It's about more and more of our skills becoming obsolete. It is inevitable that (anorganic) non-humans will at some point be better than us in everything
We're not there yet and it is debatable how long it will take before we get there but again: it is inevitable that we will get there. That is, unless you believe (and can prove) that humans will always be better than anything in something. The fact of the matter is that the human body is a general purpose platform that has evolved for survival in an earthlike environment, which makes it highly unlikely to (permanently) excel at specific things.
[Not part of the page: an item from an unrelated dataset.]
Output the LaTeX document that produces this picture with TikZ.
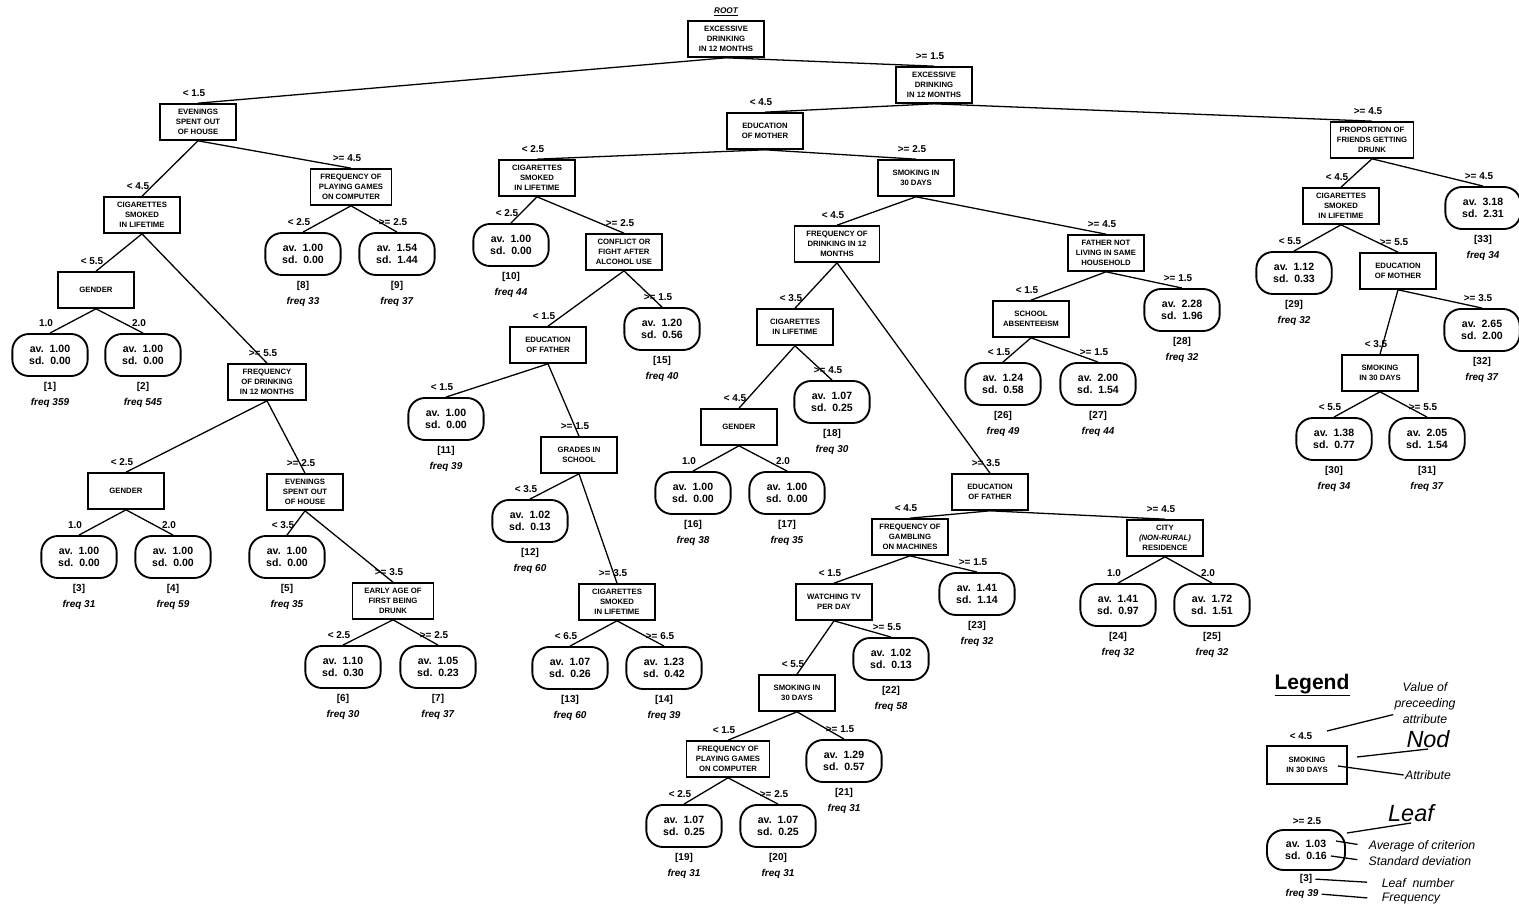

Don't get me wrong, the human body is a marvel and I like a lot of things about my specific body, but to consider it the epitome of what the universe can create would be nothing but arrogance.
The above is why your argument needs additional support that in this specific instance the human skills that will not have been superseded by those of non-humans (both technically and economically) are sufficiently untapped to (economically!) offset the skills that have been or will shortly be superseded.
For the Luddites, that support is provided trivially. The entire skillset derived from intelligence, cognition and dexterity was still highly untapped at that point.
Humans have been trumped in dexterity (and numerical processing for that matter) for a long time now, but in tasks where cognition is highly necessary for the dexterity to be useful we still have a leg up. The (specialized) dexterity and strength of robots has relied on very simple specialized sensing and strict constraints to function. Only now are we getting to a place where powerful (visual) cognition is getting close to being precise enough to coordinate robot dexterity in complex ways. There is a huge difference between knowing that the hole for the screw is going to be at exactly x,y,z (or using lasers to detect whether there is a hole at that location) and just looking at the thing and recognizing the hole, knowing where it is and how to move the arm to put the screw in the hole. In essence, I'm talking about 'hand' 'eye' coordination.
This is very relevant in the self-driving cars area. The hard part about driving is not (really) knowing what decisions to make, given certain circumstances. The hard part is situational awareness, specifically by looking at the environment, knowing what is what and how it will behave.
So forget about the AI-bit for a few years (although it is very relevant in this discussion). In the short term we're about to be surpassed in the area of 'hand'-'eye'-coordination. And that is not a small thing.